Use the same formulas but with product-specific numbers. For gross profit margin, use the product's selling price as revenue and its production cost as COGS. This helps evaluate individual product profitability and pricing decisions.

Should I use gross, operating, or net profit margin?

It depends on your purpose. Use gross margin to evaluate production efficiency and pricing. Use operating margin to assess overall operational efficiency. Use net margin for the most comprehensive view of overall profitability. Many businesses track all three to get a complete picture.

How often should I calculate profit margins?

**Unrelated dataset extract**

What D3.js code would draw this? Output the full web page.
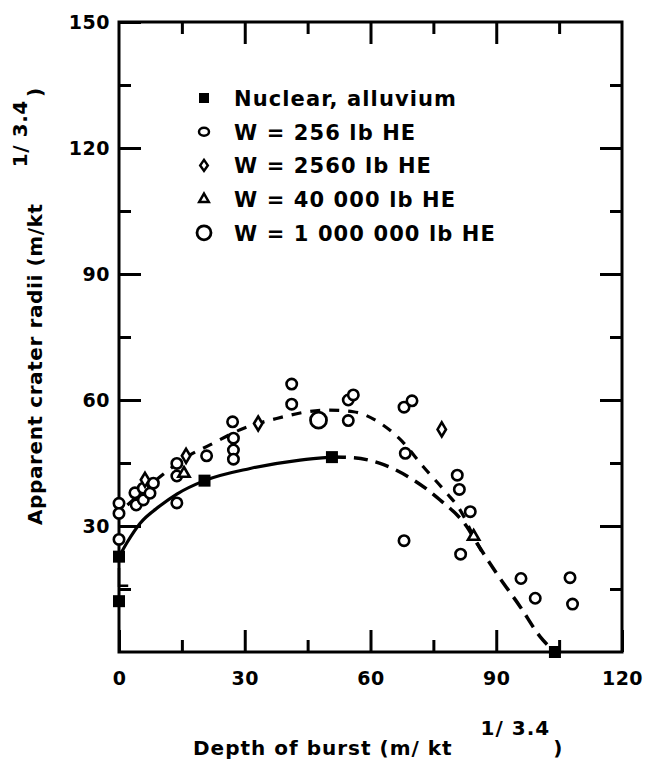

Calculate profit margins regularly to track performance. Monthly calculations are common for active monitoring, while quarterly or annual calculations are typical for reporting. Regular tracking helps identify trends and problems early.

What's included in Cost of Goods Sold (COGS)?

COGS includes direct costs of producing goods or services: raw materials, direct labor, manufacturing overhead, and other costs directly tied to production. It excludes indirect costs like marketing, administrative salaries, rent, and utilities (which are operating expenses).

How is profit margin different from markup?

Profit margin is calculated as (Profit / Revenue) × 100, while markup is calculated as ((Price - Cost) / Cost) × 100. Markup shows how much you add to cost to get the selling price, while margin shows what percentage of the selling price is profit. A 50% markup equals a 33.3% margin.

Is profit margin the same as ROI?

No. Profit margin measures profitability as a percentage of revenue, while ROI (Return on Investment) measures return as a percentage of the initial investment. Profit margin analyzes operational efficiency, while ROI analyzes investment performance. They measure different aspects of financial performance.